Why some melanoma patients are resistant to treatment
According to a study recently published in the Journal of Experimental Medicine, resistance to treatment of certain patients with melanoma may be due to a gene called TP63. Researchers at Queen Mary, University of London, have discovered that this gene is highly expressed in some melanomas and that these forms of melanoma are resistant to treatment. They hope that these findings will help them develop more effective therapies to treat this form of cancer.
Melanoma is diagnosed in about 13,000 people each year in the UK and the incidence of this type of cancer is increasing.
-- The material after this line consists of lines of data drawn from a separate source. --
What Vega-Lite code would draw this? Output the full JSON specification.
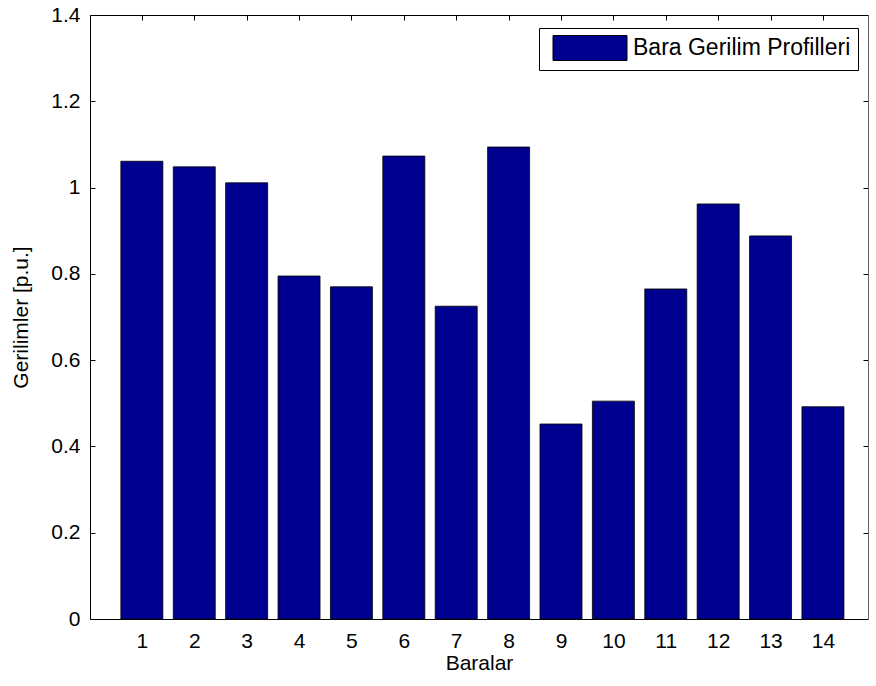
{
  "$schema": "https://vega.github.io/schema/vega-lite/v6.json",
  "width": 778,
  "height": 604,
  "autosize": {"type": "none"},
  "padding": {"left": 90, "top": 15, "right": 8, "bottom": 67},
  "background": "white",
  "config": {
    "font": "Liberation Sans",
    "view": {"stroke": null},
    "axis": {
      "labelFont": "Liberation Sans",
      "titleFont": "Liberation Sans",
      "labelFontSize": 21,
      "titleFontSize": 21,
      "titleFontWeight": "normal",
      "labelColor": "#000",
      "titleColor": "#000",
      "domainColor": "#000",
      "domainWidth": 1,
      "tickColor": "#000",
      "tickWidth": 1,
      "grid": false,
      "tickSize": -5
    }
  },
  "data": {
    "values": [
      {"bara": 1, "gerilim": 1.061},
      {"bara": 2, "gerilim": 1.048},
      {"bara": 3, "gerilim": 1.011},
      {"bara": 4, "gerilim": 0.795},
      {"bara": 5, "gerilim": 0.770},
      {"bara": 6, "gerilim": 1.073},
      {"bara": 7, "gerilim": 0.725},
      {"bara": 8, "gerilim": 1.094},
      {"bara": 9, "gerilim": 0.452},
      {"bara": 10, "gerilim": 0.505},
      {"bara": 11, "gerilim": 0.765},
      {"bara": 12, "gerilim": 0.962},
      {"bara": 13, "gerilim": 0.888},
      {"bara": 14, "gerilim": 0.492}
    ]
  },
  "layer": [
    {
      "mark": {"type": "bar", "width": 42, "stroke": "#000", "strokeWidth": 0.8},
      "encoding": {
        "x": {
          "field": "bara",
          "type": "quantitative",
          "scale": {"domain": [0.01, 14.86], "nice": false, "zero": false, "padding": 0},
          "axis": {
            "orient": "bottom",
            "values": [1, 2, 3, 4, 5, 6, 7, 8, 9, 10, 11, 12, 13, 14],
            "title": "Baralar",
            "labelPadding": 16,
            "titlePadding": 1
          }
        },
        "y": {
          "field": "gerilim",
          "type": "quantitative",
          "scale": {"domain": [0, 1.4], "nice": false, "padding": 0},
          "axis": {
            "orient": "left",
            "values": [0, 0.2, 0.4, 0.6, 0.8, 1, 1.2, 1.4],
            "format": "~g",
            "title": "Gerilimler [p.u.]",
            "labelPadding": 15,
            "titlePadding": 19
          }
        },
        "color": {
          "datum": "Bara Gerilim Profilleri",
          "type": "nominal",
          "scale": {"range": ["#00008F"]},
          "legend": {
            "orient": "none",
            "legendX": 449,
            "legendY": 13,
            "title": null,
            "symbolType": "M-2.96,-1H2.96V1H-2.96Z",
            "symbolSize": 625,
            "symbolStrokeColor": "#000",
            "symbolStrokeWidth": 1,
            "symbolOpacity": 1,
            "symbolOffset": 31,
            "labelOffset": 30,
            "labelFont": "Liberation Sans",
            "labelFontSize": 23,
            "labelColor": "#000",
            "labelLimit": 400,
            "padding": 7,
            "strokeColor": "#000",
            "fillColor": "#fff"
          }
        }
      }
    },
    {
      "mark": {"type": "point", "opacity": 0},
      "encoding": {
        "x": {
          "field": "bara",
          "type": "quantitative",
          "axis": {
            "orient": "top",
            "values": [1, 2, 3, 4, 5, 6, 7, 8, 9, 10, 11, 12, 13, 14],
            "labels": false,
            "title": null
          }
        },
        "y": {
          "field": "gerilim",
          "type": "quantitative",
          "axis": {
            "orient": "right",
            "values": [0, 0.2, 0.4, 0.6, 0.8, 1, 1.2, 1.4],
            "labels": false,
            "title": null,
            "domainColor": "#666"
          }
        }
      }
    }
  ],
  "resolve": {"axis": {"x": "independent", "y": "independent"}}
}
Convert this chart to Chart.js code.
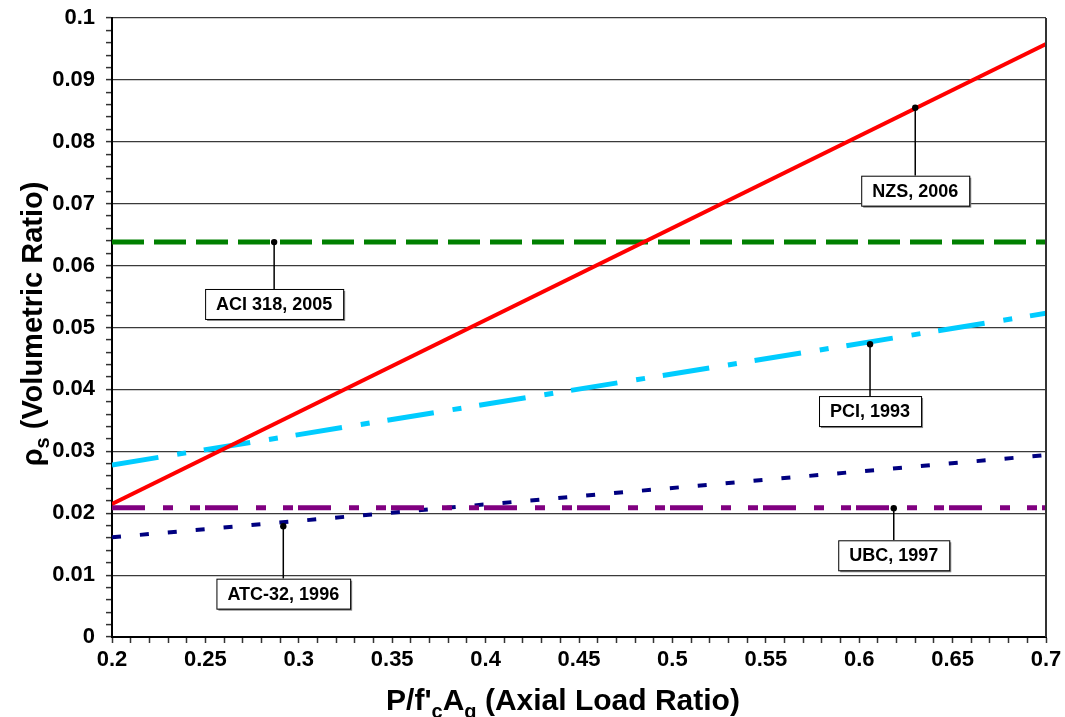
<!DOCTYPE html>
<html>
<head>
<meta charset="utf-8">
<title>Volumetric Ratio vs Axial Load Ratio</title>
<script src="https://cdn.jsdelivr.net/npm/chart.js@4.4.1/dist/chart.umd.min.js"></script>
<style>
  html, body { margin: 0; padding: 0; background: #fff; }
  #wrap { position: relative; width: 1065px; height: 717px; }
</style>
</head>
<body>
<div id="wrap"><canvas id="ratio-chart"></canvas></div>
<script>
// axial load ratio at the two ends of each code line
const axialLoad = [0.2, 0.7];

// required volumetric ratio per code
const nzs2006 = [0.0215, 0.0958];
const aci2005 = [0.0638, 0.0638];
const pci1993 = [0.0278, 0.0523];
const atc1996 = [0.0161, 0.0294];
const ubc1997 = [0.0209, 0.0209];

// callout labels: point on the line and the value where the box sits
const calloutText = ["NZS, 2006", "ACI 318, 2005", "PCI, 1993", "UBC, 1997", "ATC-32, 1996"];
const calloutX = [0.630, 0.2868, 0.6058, 0.6185, 0.2917];
const calloutY = [0.0855, 0.0638, 0.0473, 0.0208, 0.0179];
const calloutBoxY = [0.0721, 0.0538, 0.0365, 0.0132, 0.0070];

const FONT = '"Liberation Sans", Arial, Helvetica, sans-serif';

const toPoints = (ys) => axialLoad.map((x, i) => ({ x: x, y: ys[i] }));

const isMultiple = (v, step) => Math.abs(v / step - Math.round(v / step)) < 1e-6;
const fmt = (v) => (Math.abs(v) < 1e-9 ? "0" : String(Math.round(v * 100) / 100));

// draws a centred line of text where some pieces are subscripts
function drawRichText(ctx, parts, x, y, size) {
  const widths = parts.map((p) => {
    ctx.font = "bold " + (p.sub ? Math.round(size * 0.68) : size) + "px " + FONT;
    return ctx.measureText(p.t).width;
  });
  const total = widths.reduce((a, b) => a + b, 0);
  let cx = x - total / 2;
  ctx.textAlign = "left";
  ctx.textBaseline = "alphabetic";
  parts.forEach((p, i) => {
    ctx.font = "bold " + (p.sub ? Math.round(size * 0.68) : size) + "px " + FONT;
    ctx.fillText(p.t, cx, p.sub ? y + size * 0.25 : y);
    cx += widths[i];
  });
}

const decorations = {
  id: "decorations",
  afterDatasetsDraw(chart) {
    const { ctx, chartArea, scales } = chart;
    ctx.save();

    // right frame edge
    ctx.strokeStyle = "#333";
    ctx.lineWidth = 2;
    ctx.beginPath();
    ctx.moveTo(chartArea.right, chartArea.top);
    ctx.lineTo(chartArea.right, chartArea.bottom);
    ctx.stroke();

    // callouts
    ctx.font = "bold 18px " + FONT;
    calloutText.forEach((label, i) => {
      const px = scales.x.getPixelForValue(calloutX[i]);
      const py = scales.y.getPixelForValue(calloutY[i]);
      const by = scales.y.getPixelForValue(calloutBoxY[i]);
      const w = ctx.measureText(label).width + 22;
      const h = 30;
      const bx = px - w / 2;
      const top = by - h / 2;

      ctx.strokeStyle = "#000";
      ctx.lineWidth = 1.5;
      ctx.beginPath();
      ctx.moveTo(px, py);
      ctx.lineTo(px, top);
      ctx.stroke();

      ctx.fillStyle = "#000";
      ctx.beginPath();
      ctx.arc(px, py, 3.2, 0, Math.PI * 2);
      ctx.fill();

      ctx.fillStyle = "#888";
      ctx.fillRect(bx + 2, top + 2, w, h);
      ctx.fillStyle = "#fff";
      ctx.fillRect(bx, top, w, h);
      ctx.strokeStyle = "#000";
      ctx.lineWidth = 1;
      ctx.strokeRect(bx + 0.5, top + 0.5, w, h);

      ctx.fillStyle = "#000";
      ctx.textAlign = "center";
      ctx.textBaseline = "middle";
      ctx.fillText(label, px, top + h / 2 + 1);
    });
    ctx.restore();
  },
  afterDraw(chart) {
    const { ctx } = chart;
    ctx.save();
    ctx.fillStyle = "#000";

    // x axis title
    drawRichText(ctx, [
      { t: "P/f'" }, { t: "c", sub: true }, { t: "A" }, { t: "g", sub: true },
      { t: " (Axial Load Ratio)" }
    ], 563, 710, 30);

    // y axis title, rotated
    ctx.translate(42, 324);
    ctx.rotate(-Math.PI / 2);
    drawRichText(ctx, [
      { t: "\u03C1" }, { t: "s", sub: true }, { t: " (Volumetric Ratio)" }
    ], 0, 0, 29);
    ctx.restore();
  }
};

const ctx = document.getElementById("ratio-chart").getContext("2d");
new Chart(ctx, {
  type: "line",
  data: {
    datasets: [
      {
        label: "NZS, 2006",
        data: toPoints(nzs2006),
        borderColor: "#ff0000",
        borderWidth: 4
      },
      {
        label: "PCI, 1993",
        data: toPoints(pci1993),
        borderColor: "#00ccff",
        borderWidth: 5,
        borderDash: [47, 19, 9, 18]
      },
      {
        label: "ACI 318, 2005",
        data: toPoints(aci2005),
        borderColor: "#008000",
        borderWidth: 5,
        borderDash: [32, 10]
      },
      {
        label: "UBC, 1997",
        data: toPoints(ubc1997),
        borderColor: "#800080",
        borderWidth: 5,
        borderDash: [33, 18, 10, 17, 10, 5]
      },
      {
        label: "ATC-32, 1996",
        data: toPoints(atc1996),
        borderColor: "#000080",
        borderWidth: 4,
        borderDash: [9, 19]
      }
    ]
  },
  options: {
    responsive: true,
    maintainAspectRatio: false,
    animation: false,
    events: [],
    layout: { padding: { top: 18, right: 19, left: 0, bottom: 0 } },
    elements: {
      point: { radius: 0 },
      line: { tension: 0, fill: false, borderCapStyle: "butt" }
    },
    plugins: {
      legend: { display: false },
      tooltip: { enabled: false }
    },
    scales: {
      x: {
        type: "linear",
        min: 0.2,
        max: 0.7,
        afterFit(scale) {
          scale.height = 80;
          scale.paddingLeft = 0;
          scale.paddingRight = 0;
        },
        ticks: {
          stepSize: 0.01,
          autoSkip: false,
          maxRotation: 0,
          padding: 4,
          color: "#000",
          font: { family: FONT, size: 22, weight: "bold" },
          callback: (v) => (isMultiple(v, 0.05) ? fmt(v) : "")
        },
        grid: {
          drawOnChartArea: false,
          drawTicks: true,
          tickLength: 6,
          tickColor: "#333",
          tickWidth: 1.5
        },
        border: { display: true, color: "#000", width: 2 }
      },
      y: {
        min: 0,
        max: 0.1,
        afterFit(scale) {
          scale.width = 112;
          scale.paddingTop = 0;
          scale.paddingBottom = 0;
        },
        ticks: {
          stepSize: 0.002,
          autoSkip: false,
          maxTicksLimit: 100,
          padding: 11,
          color: "#000",
          font: { family: FONT, size: 22, weight: "bold" },
          callback: (v) => (isMultiple(v, 0.01) ? fmt(v) : "")
        },
        grid: {
          color: (c) => (c.tick && isMultiple(c.tick.value, 0.01) ? "#3a3a3a" : "rgba(0,0,0,0)"),
          lineWidth: 1.2,
          drawTicks: true,
          tickLength: 6,
          tickColor: "#333",
          tickWidth: 1.5
        },
        border: { display: true, color: "#000", width: 2 }
      }
    }
  },
  plugins: [decorations]
});
</script>
</body>
</html>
Although among the other forms of skin cancer, melanoma is the least common, though this cancer has the highest mortality rate. This high mortality rate is due to dissemination that occur in early stages of the disease. It is estimated that about 2000 of skin cancer deaths are due to melanoma, which means 75% of all cancer dealths.
It should be noted that melanoma is difficult to treat if not eradicated in the early stages because of systemic dissemination. If advanced melanoma requires multimodal approach (chemotherapy, immunotherapy, surgery etc), in the early stages this cancer can be successfully treated by surgical excision and careful follow-up . Dr. Daniele Bergamaschi, a senior lecturer in cutaneous research at Queen Mary, said that in order to find more effective treatments of melanoma, one should understand the mechanisms that cause tumor cells to become resistant.
Researchers concluded that TP63 gene is associated with resistance to treatment after they analyzed 156 samples from 129 melanoma tissue. They found that the expression of p63 protein, which is encoded by the TP63 gene, is increased in more than 50% of samples. Dr. Bergamaschi said they did not expect to find this in the samples because p63 is a protein that is not usually found in melanocytes. It seems however that this gene become activated as the tumor begins to grow. In addition, researchers believe that the TP63 gene inhibits p53, a gene with implicated in apoptosis, that is programmed cell death. It should be mentioned that apoptosis is a natural mechanism by which cells die.
Based on these findings and on the possible implication that p63 protein may have in apoptosis pathway, researchers want to target this protein in order to develop more efficient treatments: “We therefore suggest that p63 should be considered when designing new treatments for melanoma which are focused on re-activating the apoptotic pathway in order to make the cancer cells easier to kill,” Dr. Bergamaschi said.